I miss the days when you could choose to stream most of the large assets directly from the CD, because taking up 600MB on your hard drive was too much to ask for.
Is that the new Minesweeper?
There are plenty of 8GB games, we need to lower our expectations.
you don’t get 4k with matching textures and pre-lit levels the size of texas for free.
Go back to 8GB and 3-4 year releases
Animal Well is like, 40Mb
It’s great though. Every time I figure something out in that game I feel like the greatest MFer in the universe, and the rest of the time there are cute animals. And it was made by a single unhinged man. Top shelf, game of the decade.
Now give it to me in 3.5" floppy disks.
I wonder if we put serious effort into it how many GB we could fit on 3.5" media
Killing floor 1 is only 6gb. Just saying…
Meanwhile, I’m play FreeDoom 1 and 2. Maybe 70MG installed for both?
70 megagrams?
Yep. Hardly any space needed at all.
Whilst the performance needs improving, Last Epoch is something like 20gb
Go compare that to an ARPG like PoE2 or D4…
This is how I felt with bg3. Like I know there’s a lot of little assets for every bookshelf and basket type you have to click on incessantly, but…150GB for a third person isometric? Is every book ready for rendering at 8k or something?
it’s a game with an insane amount of dialog and narration, with branching stories. that’s a lot of audio. people underestimate how much voice acting adds to the size.
also this is not a old-school isometric game with prerendered assets converted to 2d backgrounds and sprites; it’s fully 3d, and it uses closeup angles for dialog and cut scenes so the textures should be geared towards that while regular isometric games can get away with lower textures because they keep the camera distant from the assets at all times.
I think it’s probably the gargantuan amounts of super hi definition audio that do BG3.
It’s not isometric though, the camera can be controlled, zoomed in/out/rotated, and it has a full 3d world. And it’s huuuuge. Don’t get me wrong, I don’t think any game should be that large, but BG3 has at least some justification for it.
Is it maybe voice files etc for all the potential branching storylines and conversations that can happen? It’s such a spiderweb of branching storylines that I’d imagine it can take up a fair whack but I genuinely dont know jack shit, just spitballing.
They do. I am currently playing CDDA with a folder at 987MB, most of that is the save folder at 523MB. You should stop buying games that are so large if you don’t like it.
Sekiro is only 13GB and I think that’s very neat
I’m sorry, but I just need to come out and say it.
Sekiro is a good game.
You absolute fools, I have been lying the whole time!
It’s a great game.
Absolutely bamboozled
Game’s size depends on many factors. Besides devs’ laziness or the abundance of inique assets and dupes, I had a fun ride with Vermintide 2 whose devs were able to cut game’s size from 100gb+ to 60gb+ at once because they added all incrimental updates as additional archives and also prefered to have all assets for one level in one place even if they are shared, so it grew out of proportion over the years before they decided to cause a complete asset restructurement and dublicate hunt before the major update. It made players redownload big chunks of the game but resulted in a way less terrifying size to those players they wanted to start it or return into.
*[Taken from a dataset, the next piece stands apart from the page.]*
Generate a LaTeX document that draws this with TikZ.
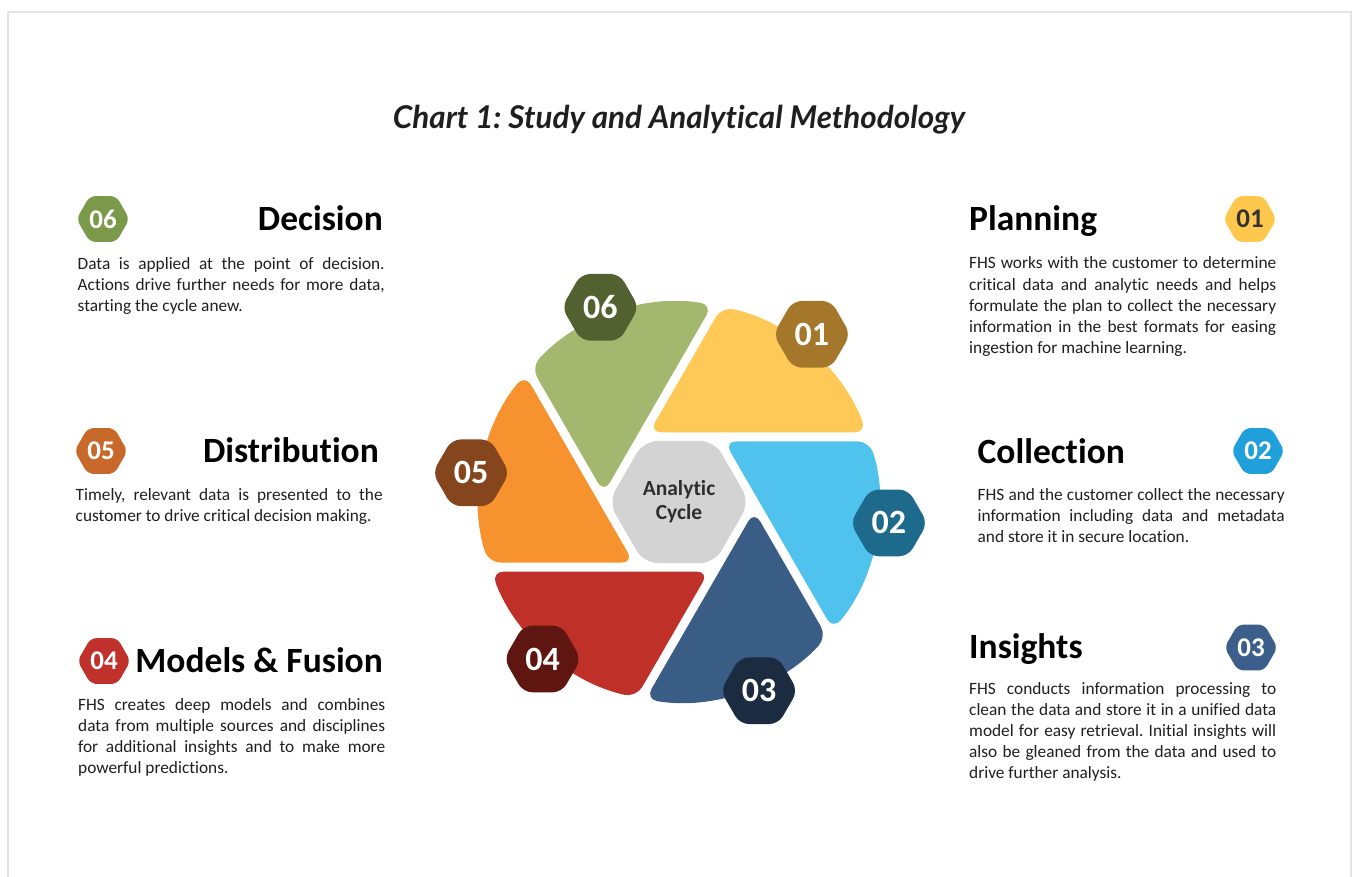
\documentclass[tikz,border=0pt]{standalone}
\usepackage{fontspec}
\setmainfont{Carlito}[Ligatures={NoCommon}]
\newfontfamily\titlefont{Lato}[Ligatures={NoCommon}]
\usetikzlibrary{shapes.geometric,positioning}
\frenchspacing

\definecolor{framegray}{HTML}{E4E4E4}
\definecolor{segyellow}{HTML}{FFC957}
\definecolor{segblue}{HTML}{4FC2EE}
\definecolor{segnavy}{HTML}{3A5D85}
\definecolor{segred}{HTML}{BF3028}
\definecolor{segorange}{HTML}{F6932F}
\definecolor{seggreen}{HTML}{A3B76F}
\definecolor{bigyellow}{HTML}{A4772A}
\definecolor{bigblue}{HTML}{1E6A8D}
\definecolor{bignavy}{HTML}{1B2B40}
\definecolor{bigred}{HTML}{5F1510}
\definecolor{bigorange}{HTML}{85461E}
\definecolor{biggreen}{HTML}{536131}
\definecolor{smallyellow}{HTML}{FFC84D}
\definecolor{smallblue}{HTML}{20A0DB}
\definecolor{smallnavy}{HTML}{3C5E8A}
\definecolor{smallred}{HTML}{C0312B}
\definecolor{smallorange}{HTML}{C8692B}
\definecolor{smallgreen}{HTML}{7A9A49}
\definecolor{hubgray}{HTML}{D3D3D3}

% geometry of the cycle, in units of 100px
\def\hexR{0.7}
\def\segGap{0.09}
\def\outR{2.0}

\tikzset{
	hexbadge/.style={regular polygon, regular polygon sides=6, inner sep=0pt,
		rounded corners=6, text=white, font=\bfseries\fontsize{27}{27}\selectfont},
	smallhex/.style={hexbadge, minimum size=53},
	bighex/.style={hexbadge, minimum size=77, rounded corners=9,
		font=\bfseries\fontsize{34}{34}\selectfont},
	hub/.style={regular polygon, regular polygon sides=6, minimum size=141, inner sep=0pt,
		rounded corners=14, fill=hubgray, text=black!82, align=center,
		font=\bfseries\fontsize{21.5}{24}\selectfont},
	heading/.style={inner sep=0pt, font=\bfseries\fontsize{35.5}{40}\selectfont},
	blurb/.style={inner sep=0pt, text width=307, align=justify, text=black!88,
		font=\fontsize{17.3}{21.2}\selectfont},
}

% one piece of the cycle: #1 = its number, #2 = colour
\newcommand{\cycseg}[2]{%
	\pgfmathsetmacro{\segk}{3-#1}
	\pgfmathsetmacro{\ua}{60*((\segk)-1)}
	\pgfmathsetmacro{\ub}{60*((\segk)-2)}
	\pgfmathsetmacro{\apx}{\hexR*cos(60*(\segk))+\segGap/cos(30)*cos(\ua)}
	\pgfmathsetmacro{\apy}{\hexR*sin(60*(\segk))+\segGap/cos(30)*sin(\ua)}
	\pgfmathsetmacro{\pa}{(\apx)*cos(\ua)+(\apy)*sin(\ua)}
	\pgfmathsetmacro{\pb}{(\apx)*cos(\ub)+(\apy)*sin(\ub)}
	\pgfmathsetmacro{\pp}{(\apx)*(\apx)+(\apy)*(\apy)}
	\pgfmathsetmacro{\da}{0-(\pa)+sqrt((\pa)*(\pa)-(\pp)+\outR*\outR)}
	\pgfmathsetmacro{\db}{0-(\pb)+sqrt((\pb)*(\pb)-(\pp)+\outR*\outR)}
	\pgfmathsetmacro{\angA}{atan2((\apy)+(\da)*sin(\ua),(\apx)+(\da)*cos(\ua))}
	\pgfmathsetmacro{\angB}{atan2((\apy)+(\db)*sin(\ub),(\apx)+(\db)*cos(\ub))}
	\pgfmathsetmacro{\angA}{(\angB)+mod((\angA)-(\angB)+720,360)}
	\fill[#2, rounded corners=12] (\apx,\apy) -- ++(\ub:\db)
		arc[start angle=\angB, end angle=\angA, radius=\outR] -- cycle;
}

\begin{document}
\begin{tikzpicture}[x=1pt,y=1pt]
	\useasboundingbox (0,0) rectangle (1353,-877);
	\draw[framegray, line width=2.5] (8,-877) -- (8,-12) -- (1351,-12) -- (1351,-877);

	\node[anchor=base, text=black!88, font=\titlefont\bfseries\itshape\fontsize{31.4}{31.4}\selectfont]
		(title) at (679,-129) {Chart 1: Study and Analytical Methodology};

	% the cycle
	\begin{scope}[shift={(679,-502)}, x=100pt, y=100pt]
		\foreach \n/\col in {1/segyellow,2/segblue,3/segnavy,4/segred,5/segorange,6/seggreen}
			{\cycseg{\n}{\col}}
		\node[hub] (cycle) at (0,0) {Analytic\\Cycle};
		\foreach \n/\col/\ang/\rad in {1/bigyellow/51.6/2.14,2/bigblue/-5.7/2.11,3/bignavy/-67/2.05,
				4/bigred/-131/2.08,5/bigorange/172/2.1,6/biggreen/112/2.1}
			\node[bighex, fill=\col] (big\n) at (\ang:\rad) {0\n};
	\end{scope}

	% left column
	\node[smallhex, fill=smallgreen] (s6) at (103,-219) {06};
	\node[heading, anchor=base east] (h6) at (383,-230.5) {Decision};
	\node[blurb, anchor=base west] (t6) at (77.5,-269.5) {Data is applied at the point of decision.\linebreak
		Actions drive further needs for more data,\linebreak starting the cycle anew.};

	\node[smallhex, fill=smallorange] (s5) at (101,-451) {05};
	\node[heading, anchor=base east] (h5) at (379,-462) {Distribution};
	\node[blurb, anchor=base west] (t5) at (75.5,-500.5) {Timely, relevant data is presented to the\linebreak
		customer to drive critical decision making.};

	\node[smallhex, fill=smallred] (s4) at (104,-661) {04};
	\node[heading, anchor=base east] (h4) at (383,-672) {Models \& Fusion};
	\node[blurb, anchor=base west] (t4) at (78,-710) {FHS creates deep models and combines\linebreak
		data from multiple sources and disciplines\linebreak for additional insights and to make more\linebreak
		powerful predictions.};

	% right column
	\node[smallhex, fill=smallyellow, text=black!80] (s1) at (1250,-219) {01};
	\node[heading, anchor=base west] (h1) at (969,-230.5) {Planning};
	\node[blurb, anchor=base west] (t1) at (969,-269) {FHS works with the customer to determine\linebreak
		critical data and analytic needs and helps\linebreak formulate the plan to collect the necessary\linebreak
		information in the best formats for easing\linebreak ingestion for machine learning.};

	\node[smallhex, fill=smallblue] (s2) at (1258,-451) {02};
	\node[heading, anchor=base west] (h2) at (977.5,-463) {Collection};
	\node[blurb, anchor=base west] (t2) at (977.5,-500) {FHS and the customer collect the necessary\linebreak
		information including data and metadata\linebreak and store it in secure location.};

	\node[smallhex, fill=smallnavy] (s3) at (1251,-647.5) {03};
	\node[heading, anchor=base west] (h3) at (969,-658) {Insights};
	\node[blurb, anchor=base west] (t3) at (969,-694) {FHS conducts information processing to\linebreak
		clean the data and store it in a unified data\linebreak model for easy retrieval. Initial insights will\linebreak
		also be gleaned from the data and used to\linebreak drive further analysis.};
\end{tikzpicture}
\end{document}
What’s that FPS someone made to be as small of a file as possible? It’s like a Quake rip-off, but the game runs as a single executable and is small enough to barely take up the space of a floppy disk (like just a few kilobytes)?
Hell yeah :D
Doom
(/s)
I redownloaded Stardew Valley last night and was amazed to find it’s still less than a Gigabyte.
I know it’s not the same as a hyperrrealistic 3D game, but I’m still amazed at how much stuff he keeps adding, but it hasn’t even scratched a GB.
Pixel art is very space efficient. Thats how pixel art originally came about, back when computers/consoles/cabinets didn’t have memory for bigger textures, or the capability to even display the full resolution and colour palette of the monitor/tv within the time of one frame.
is that why Minecraft is so popular?
In part - the entire game takes only a few hundred megabytes and can be played on anything but a toaster.
But it’s also the great concept, the simplicity, the legacy, the compatibility, and the insane amount of mods able to significantly alter your gameplay or visuals.
As a simple but deep and visually appealing sandbox, it managed to capture many audiences - creatives of all kinds, replica makers, casual survival players, automation/industrialization fans, computer enthusiasts, and many more.
It also helped that Minecraft is extremely easy to pirate and also long-lived, making many enter it as pirates and purchasing a copy later on (or staying pirates and still generating a lot of content for the community).
Hehe yeah, the whole game is the size of one objects collection of textures in some other games.
Reject modernity, Return to Zork
But I don’t particularly feel like being eaten by a Grue.